The first conclave to occur under the glare of modern media, the proceedings leaked like a sieve to eager waiting journalists, so much so that after this conclave Pope Pius decreed that participants were to take an oath of silence as to the proceedings of all future conclaves.

The front runner was Cardinal Mariano Rampolla, Leo XIII’s Secretary of State. He would almost certainly have been chosen Pope by the conclave but for the exercise of the Austrian veto by a Polish Cardinal at the behest of Austrian Emperor Franz Josef. (Three Catholic powers had traditionally claimed a right of veto in conclaves: the King of France, the King of Spain and the Holy Roman Emperor.)

Why the veto was used remains a mystery, but it was met with outrage among the cardinals. After the election of Pope Pius, he banned the use of vetoes in any future conclaves.

After five days and seven ballots, Giuseppe Melchiorre Sarto, a man of humble birth who had risen to be Patriarch of Venice, was chosen Pope, and decided to reign as Pius X. He would prove to be a masterful Pope, immensely popular with the average Catholic. Fond of children, he had a wry sense of humor.

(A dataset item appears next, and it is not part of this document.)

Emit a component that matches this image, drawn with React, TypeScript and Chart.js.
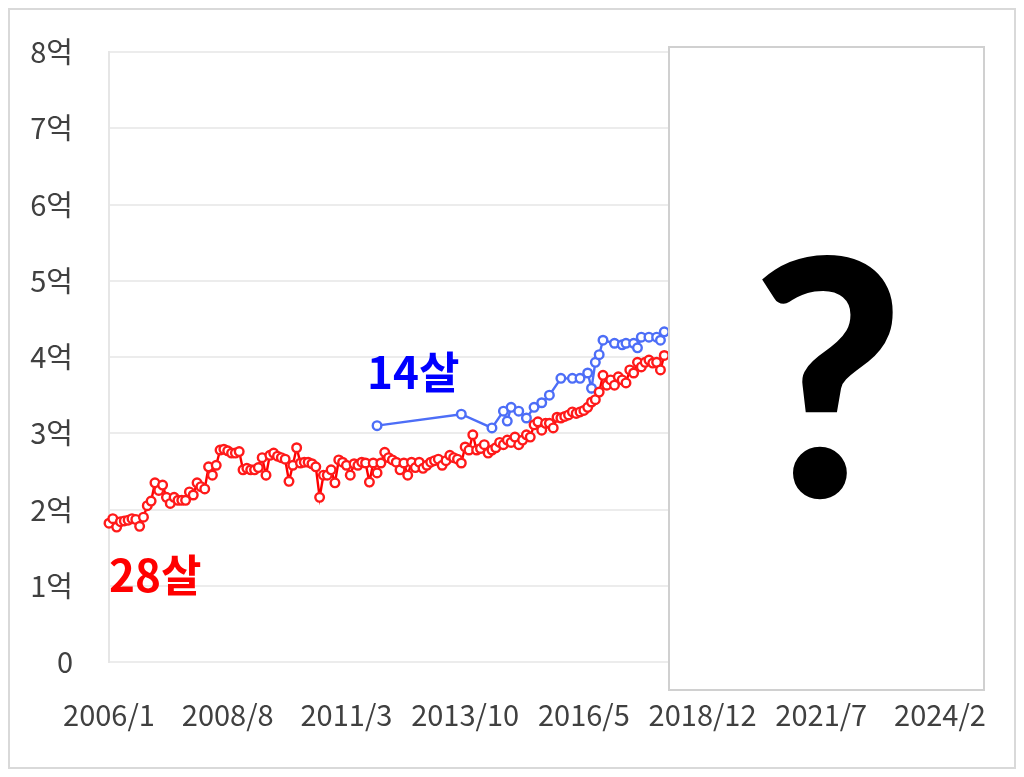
import React, { useEffect, useRef } from "react";
import { Chart, registerables } from "chart.js";

Chart.register(...registerables);

// ---- data ----
const startYear = 2006;
const monthCount = 218; // 2006/1 .. 2024/2
const tickLabels = ["2006/1", "2008/8", "2011/3", "2013/10", "2016/5", "2018/12", "2021/7", "2024/2"];
const yMax = 8;

// 28-year-old apartment, monthly from 2006/1 (억 won)
const age28Values = [
  1.82, 1.88, 1.77, 1.84, 1.85, 1.86, 1.88, 1.87, 1.78, 1.90,
  2.05, 2.11, 2.35, 2.25, 2.32, 2.16, 2.08, 2.16, 2.12, 2.12,
  2.12, 2.23, 2.19, 2.35, 2.30, 2.27, 2.56, 2.45, 2.58, 2.78,
  2.79, 2.77, 2.74, 2.74, 2.76, 2.52, 2.54, 2.52, 2.52, 2.55,
  2.68, 2.45, 2.71, 2.74, 2.70, 2.68, 2.66, 2.37, 2.58, 2.81,
  2.61, 2.62, 2.62, 2.60, 2.56, 2.16, 2.45, 2.45, 2.52, 2.35,
  2.65, 2.62, 2.58, 2.45, 2.60, 2.58, 2.62, 2.61, 2.36, 2.61,
  2.48, 2.61, 2.75, 2.68, 2.65, 2.62, 2.52, 2.61, 2.45, 2.62,
  2.55, 2.62, 2.54, 2.58, 2.62, 2.64, 2.66, 2.58, 2.64, 2.71,
  2.68, 2.66, 2.61, 2.82, 2.78, 2.98, 2.78, 2.80, 2.85, 2.74,
  2.78, 2.81, 2.88, 2.85, 2.91, 2.88, 2.95, 2.85, 2.91, 2.98,
  2.95, 3.11, 3.15, 3.04, 3.13, 3.13, 3.07, 3.21, 3.20, 3.22,
  3.24, 3.28, 3.26, 3.28, 3.30, 3.34, 3.41, 3.44, 3.54, 3.76,
  3.63, 3.70, 3.63, 3.74, 3.70, 3.66, 3.83, 3.79, 3.93, 3.87,
  3.93, 3.96, 3.92, 3.93, 3.83, 4.02,
];

// 14-year-old apartment: sparse months (index from 2006/1) and values
const age14Months = [70, 92, 100, 103, 104, 105, 107, 109, 111, 113, 115, 118, 121, 123, 125, 126, 127, 128, 129, 132, 134, 135, 137, 138, 139, 141, 143, 144, 145];
const age14Values = [3.10, 3.25, 3.07, 3.29, 3.16, 3.34, 3.29, 3.20, 3.34, 3.40, 3.50, 3.72, 3.72, 3.72, 3.79, 3.59, 3.93, 4.03, 4.22, 4.18, 4.16, 4.18, 4.18, 4.12, 4.26, 4.26, 4.26, 4.22, 4.33];

const label28 = "28살";
const label14 = "14살";
const hiddenMark = "?";

const months: string[] = [];
for (let k = 0; k < monthCount; k++) {
  months.push(`${startYear + Math.floor(k / 12)}/${(k % 12) + 1}`);
}

const FONT = '"Noto Sans CJK KR", "Malgun Gothic", sans-serif';
const CLEAR = "rgba(0,0,0,0)";

const overlayPlugin = {
  id: "overlay",
  afterDatasetsDraw(chart: any) {
    const { ctx } = chart;
    ctx.save();
    // series labels
    ctx.textBaseline = "alphabetic";
    ctx.textAlign = "left";
    ctx.font = `bold 44px ${FONT}`;
    ctx.fillStyle = "#ff0000";
    ctx.fillText(label28, 99, 582);
    ctx.fillStyle = "#0000ff";
    ctx.fillText(label14, 357, 379);

    // cover box with question mark
    ctx.fillStyle = "#ffffff";
    ctx.fillRect(659, 37, 315, 643);
    ctx.strokeStyle = "#d0d0d0";
    ctx.lineWidth = 2;
    ctx.strokeRect(659, 37, 315, 643);
    ctx.fillStyle = "#000000";
    ctx.textAlign = "center";
    ctx.font = `900 330px Lato, "Noto Sans", sans-serif`;
    ctx.fillText(hiddenMark, 818, 487);
    ctx.restore();
  },
};

export default function App() {
  const ref = useRef<HTMLCanvasElement | null>(null);

  useEffect(() => {
    if (!ref.current) return;
    const chart = new Chart(ref.current, {
      type: "line",
      data: {
        labels: months,
        datasets: [
          {
            label: label28,
            data: age28Values,
            borderColor: "#ff0000",
            backgroundColor: "#ffffff",
            pointBackgroundColor: "#ffffff",
            pointBorderColor: "#ff1a1a",
            borderWidth: 2.4,
            pointRadius: 4.3,
            pointBorderWidth: 2.4,
            tension: 0,
          },
          {
            label: label14,
            data: age14Months.map((m, i) => ({ x: months[m], y: age14Values[i] })) as any,
            borderColor: "#4d6ef7",
            backgroundColor: "#ffffff",
            pointBackgroundColor: "#ffffff",
            pointBorderColor: "#4d6ef7",
            borderWidth: 2.4,
            pointRadius: 4.3,
            pointBorderWidth: 2.4,
            tension: 0,
          },
        ],
      },
      options: {
        animation: false,
        responsive: true,
        maintainAspectRatio: false,
        layout: { padding: { top: 42, right: 74, left: 0, bottom: 0 } },
        plugins: {
          legend: { display: false },
          tooltip: { enabled: false },
        },
        scales: {
          x: {
            type: "category",
            offset: false,
            grid: { display: true, color: CLEAR, drawTicks: true, tickLength: 36, tickColor: CLEAR },
            border: { display: false },
            afterFit: (s: any) => {
              s.height = 105;
            },
            ticks: {
              autoSkip: false,
              maxRotation: 0,
              minRotation: 0,
              padding: 0,
              color: "#404040",
              font: { family: FONT, size: 29 },
              callback: function (this: any, _v: any, idx: number) {
                const lab = months[idx];
                return tickLabels.includes(lab) ? lab : null;
              },
            },
          },
          y: {
            min: 0,
            max: yMax,
            grid: { color: "#ececec", lineWidth: 2, drawTicks: true, tickLength: 36, tickColor: CLEAR },
            border: { display: true, color: "#e6e6e6", width: 2 },
            afterFit: (s: any) => {
              s.width = 99;
            },
            ticks: {
              stepSize: 1,
              padding: 0,
              color: "#404040",
              font: { family: FONT, size: 29 },
              callback: (v: any) => (Number(v) === 0 ? "0" : `${v}억`),
            },
          },
        },
      },
      plugins: [overlayPlugin],
    });
    return () => chart.destroy();
  }, []);

  return (
    <div
      style={{
        width: 1008,
        height: 761,
        border: "2px solid #d9d9d9",
        boxSizing: "border-box",
        background: "#ffffff",
      }}
    >
      <div style={{ width: 1004, height: 757, position: "relative" }}>
        <canvas ref={ref} />
      </div>
    </div>
  );
}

When Roman aristocrats complained that he had not made his sisters Papal countesses he responded that he had made them the sisters of a Pope and he didn’t see how he could improve on that! His piety, his wisdom and his leadership assured that he would become the first pope canonized since the seventeenth century, almost by popular acclaim, modernists, of course, excepted. Cardinal Gibbons and the other participants in the Conclave could be proud of their work.

The Conclave of 1914: John Cardinal Farley and Pope Benedict XV

John Cardinal Farley of the Archdiocese of New York, was the only American cardinal to arrive in Rome in time to participate in the conclave of 1914, making him the second American to participate in a conclave. Farley was already in Europe at the time of the death of the Pope Pius X and was the only American cardinal to participate in the conclave.

During World War I he annoyed many of the Irish in New York for his pro-Allied stance, his contempt for Prussian militarism overcoming his ancestral antipathy for the English. Like most Irish emigrants to America he wore his patriotism on his sleeve and helped rally Catholics to support the war effort after the US entered the War in 1917.

The conclave assembled on August 31, 1914 in the Sistine Chapel. World War I had just commenced, although Italy was still neutral, and it was obvious to all that this war would probably be one of the major challenges confronting the new Pope.

There were three recognized front runners for the papal throne: Domenico Serafini, Assessor of the Holy Office, Pietro Maffi, Archbishop of Milan and Giacomo Paolo Giovanni Battista della Chiesa, Archbishop of Bologna. As conclaves go, it was fairly contentious, lasting four days and taking ten ballots before the election of the Archbishop of Bologna who assumed the name of Benedict XV. He was elected on the last ballot by a single vote.

Cardinal Rafael Merry del Val, the brilliant half English and half Spanish Secretary of State under Pius, demanded that the ballots be scrutinized to make certain that Benedict had not voted for himself, which would have been a violation of conclave rules.

He had not. In a story that I very much hope is true, Benedict murmured, when Merry del Val came before him to pay his respects, “The stone that the builders rejected has become the cornerstone,” a quotation from Psalm 117 and a reference to the unfriendliness that Merry del Val had long shown to him.

The quick-witted Merry del Val supposedly immediately responded with the next verse from the Psalm: “This is the Lord’s doing; it is marvelous in our eyes.”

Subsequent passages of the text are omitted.